Может всё проще. Есть стихи, словно сотканные из нашего настроения и знания. «Словно с меня списал!» - хвалим мы автора. Есть стихи, столь искусно сплетенные, что нам не хватает собственных знаний и чувств. «Во хватил!» - восхищаемся мы. Есть непонятные настолько, что мы не решаемся их отрицать. «Не моё!» - незаметно отмахиваемся.
Эти бросили вызов: просто восприятию, просто чтению, просто узнаванию. Даже отрицать их непросто. Непросто, но их просто нужно читать. Как получится: залпом, годами; залпом первые десять, а потом отложив на десять лет. Что-то мне подсказывает, что рано ли поздно они станут «по росту» многому во мне.
Или не станут. Потому что можно предположить, кому они наследуют, но кто унаследует им… большой вопрос. Потребуется немалая смелость, чтобы так рискованно играть на самой грани. Говорят, это само по себе абсурдно, рисковать смыслом ради смысла.
Помнишь, в две тыщи каком-то году
На ерунду мы учились?
Мы постигали одну ерунду,
И — ерунда получилась.
Но у автора это получилось. Более чем осмысленно. Мне кажется, вижу, как это «сделано», но вся эта «ерунда» внутри отзывается не ерундовой болью. Эхом чего-то большего, чем заложено на первый взгляд.
Хочешь сказать человеку: «я тебя не люблю» —
Не мой посуду, не выноси мусорное ведро,
Забывай купить по дороге домой пенталгин,
Молчи, зачем обижать словами.
Мучительная загадка этих слов напрямую связана … со словами. Именно они выбраны, как последний аргумент. Они и есть аргумент в неком невидимом споре. Даже не смотря на то, что тебя не оставляет ощущение постоянного конструирования (так заговаривают боль, так проговаривают желания в молитве, так петляют в признаниях), непредумышленность их … трудно оспорить.

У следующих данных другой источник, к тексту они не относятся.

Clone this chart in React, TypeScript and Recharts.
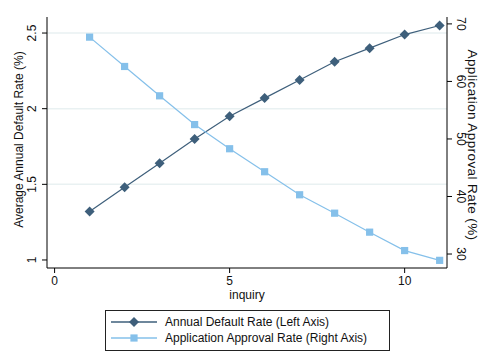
import React from "react"
import { LineChart, Line, XAxis, YAxis, ReferenceLine } from "recharts"

const inquiry = [1, 2, 3, 4, 5, 6, 7, 8, 9, 10, 11]
const defaultRate = [1.32, 1.48, 1.64, 1.8, 1.95, 2.07, 2.19, 2.31, 2.4, 2.49, 2.55]
const approvalRate = [67.7, 62.6, 57.5, 52.5, 48.3, 44.3, 40.3, 37.1, 33.8, 30.6, 28.9]

const xTicks = [0, 5, 10]
const leftTicks = [1, 1.5, 2, 2.5]
const rightTicks = [30, 40, 50, 60, 70]
const gridValues = [1.5, 2, 2.5]

const seriesNames = ["Annual Default Rate (Left Axis)", "Application Approval Rate (Right Axis)"]
const leftTitle = "Average Annual Default Rate (%)"
const rightTitle = "Application Approval Rate (%)"
const DARK = "#3e5f7b"
const LIGHT = "#85c0ea"
const FONT = "'Liberation Sans', Arial, sans-serif"

const data = inquiry.map((x, i) => ({ inquiry: x, dflt: defaultRate[i], approval: approvalRate[i] }))

const Diamond = ({ cx, cy, size = 5 }: any) => (
  <polygon
    points={`${cx},${cy - size} ${cx + size},${cy} ${cx},${cy + size} ${cx - size},${cy}`}
    fill={DARK}
  />
)

const Square = ({ cx, cy, size = 3.6 }: any) => (
  <rect x={cx - size} y={cy - size} width={size * 2} height={size * 2} fill={LIGHT} />
)

const XTick = ({ x, y, payload }: any) => (
  <text x={x} y={y + 10} textAnchor="middle" fontSize={12} fill="#111" fontFamily={FONT}>
    {payload.value}
  </text>
)

const LeftTick = ({ x, y, payload }: any) => (
  <text x={x - 4} y={y} transform={`rotate(-90 ${x - 4} ${y})`} textAnchor="middle" fontSize={12} fill="#111" fontFamily={FONT}>
    {payload.value}
  </text>
)

const RightTick = ({ x, y, payload }: any) => (
  <text x={x + 3} y={y} transform={`rotate(90 ${x + 3} ${y})`} textAnchor="middle" fontSize={12} fill="#111" fontFamily={FONT}>
    {payload.value}
  </text>
)

// rotated axis titles, placed from the axis viewBox
const LeftTitle = ({ viewBox }: any) => {
  const x = viewBox.x + 15.5
  const y = viewBox.y + viewBox.height / 2 - 3
  return (
    <text x={x} y={y} transform={`rotate(-90 ${x} ${y})`} textAnchor="middle" fontSize={12} fill="#111" fontFamily={FONT}>
      {leftTitle}
    </text>
  )
}

const RightTitle = ({ viewBox }: any) => {
  const x = viewBox.x + 20.5
  const y = viewBox.y + viewBox.height / 2 + 2.5
  return (
    <text
      x={x}
      y={y}
      transform={`rotate(90 ${x} ${y})`}
      textAnchor="middle"
      fontSize={13.5}
      letterSpacing={0.4}
      fill="#111"
      fontFamily={FONT}
    >
      {rightTitle}
    </text>
  )
}

const Legend = () => (
  <svg width={478} height={351} style={{ position: "absolute", left: 0, top: 0, pointerEvents: "none" }}>
    <rect x={105.5} y={310.5} width={284} height={40} fill="#fff" stroke="#222" strokeWidth={1} />
    {seriesNames.map((name, i) => {
      const cy = 322 + i * 16
      return (
        <g key={name}>
          <line x1={111} x2={157} y1={cy} y2={cy} stroke={i === 0 ? DARK : LIGHT} strokeWidth={1.3} />
          {i === 0 ? <Diamond cx={134} cy={cy} /> : <Square cx={134} cy={cy} />}
          <text x={165} y={cy + 4.3} fontSize={12} fill="#111" fontFamily={FONT}>
            {name}
          </text>
        </g>
      )
    })}
  </svg>
)

export default function App() {
  return (
    <div style={{ position: "absolute", left: 0, top: 0, width: 478, height: 351, background: "#fff" }}>
      <LineChart width={478} height={351} data={data} margin={{ top: 17, right: 0, left: 7, bottom: 43 }}>
        <XAxis
          dataKey="inquiry"
          type="number"
          domain={[-0.217, 11.21]}
          allowDataOverflow
          ticks={xTicks}
          tick={<XTick />}
          tickSize={5}
          height={40}
          stroke="#000"
          label={{ value: "inquiry", position: "insideBottom", offset: 9, fontSize: 12, fill: "#111", fontFamily: FONT }}
        />
        <YAxis
          yAxisId="left"
          domain={[0.947, 2.606]}
          allowDataOverflow
          ticks={leftTicks}
          tick={<LeftTick />}
          tickSize={5}
          width={40}
          stroke="#000"
          label={{ content: <LeftTitle /> }}
        />
        <YAxis
          yAxisId="right"
          orientation="right"
          domain={[27.57, 71.2]}
          allowDataOverflow
          ticks={rightTicks}
          tick={<RightTick />}
          tickSize={5}
          width={31}
          stroke="#000"
          label={{ content: <RightTitle /> }}
        />
        {gridValues.map((v) => (
          <ReferenceLine key={v} yAxisId="left" y={v} stroke="#e9f1f2" strokeWidth={1.5} />
        ))}
        <Line
          yAxisId="left"
          dataKey="dflt"
          stroke={DARK}
          strokeWidth={1.2}
          dot={<Diamond />}
          activeDot={false}
          isAnimationActive={false}
        />
        <Line
          yAxisId="right"
          dataKey="approval"
          stroke={LIGHT}
          strokeWidth={1.2}
          dot={<Square />}
          activeDot={false}
          isAnimationActive={false}
        />
      </LineChart>
      <Legend />
    </div>
  )
}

Снова язык… общедоступный и немного чуждый, словно хорошо переведенный с инопланетного на понятный. Забавно, что иногда автор сам проговаривается об этом:
С непричинного наречья,
С птичьего на человечье
Сделан точный перевод.
Напрямую указывает на то, с чем работает. Опять таки, не говорит почему и для чего. Хочешь, принимай буквально. Хочешь – не принимай. Если сможешь.
— Расскажи историю.
— Хорошо. Помнишь, я говорил тебе,
Что пишу стихи? У меня был поклонник.
Или
Подари своим стихам одёжку —
Издай им книжку.
Одежка оказалась хороша. Почти идеальны разделы, каждый раз очень деликатно смещающие сознание. Из названий разделов вышел бы отдельный стих. Но кроме того, книга изумительна цельная. Составленная из таких разнокалиберных, не равноценных, равно удаленных друг от друга, стихов. Поразительно еще и то, что автор столько говорил «за себя», «о себе», а портрет получился – мой. Несколько сумбурный, но отлично подчеркнувший во мне всё, что я так удачно заретушировала. Или думала, что заретушировала. Или, что «удачно» Вот уж лучше, чем Пуханов тут не скажешь. Верно, то, что ответ невозможно найти, можно только принять.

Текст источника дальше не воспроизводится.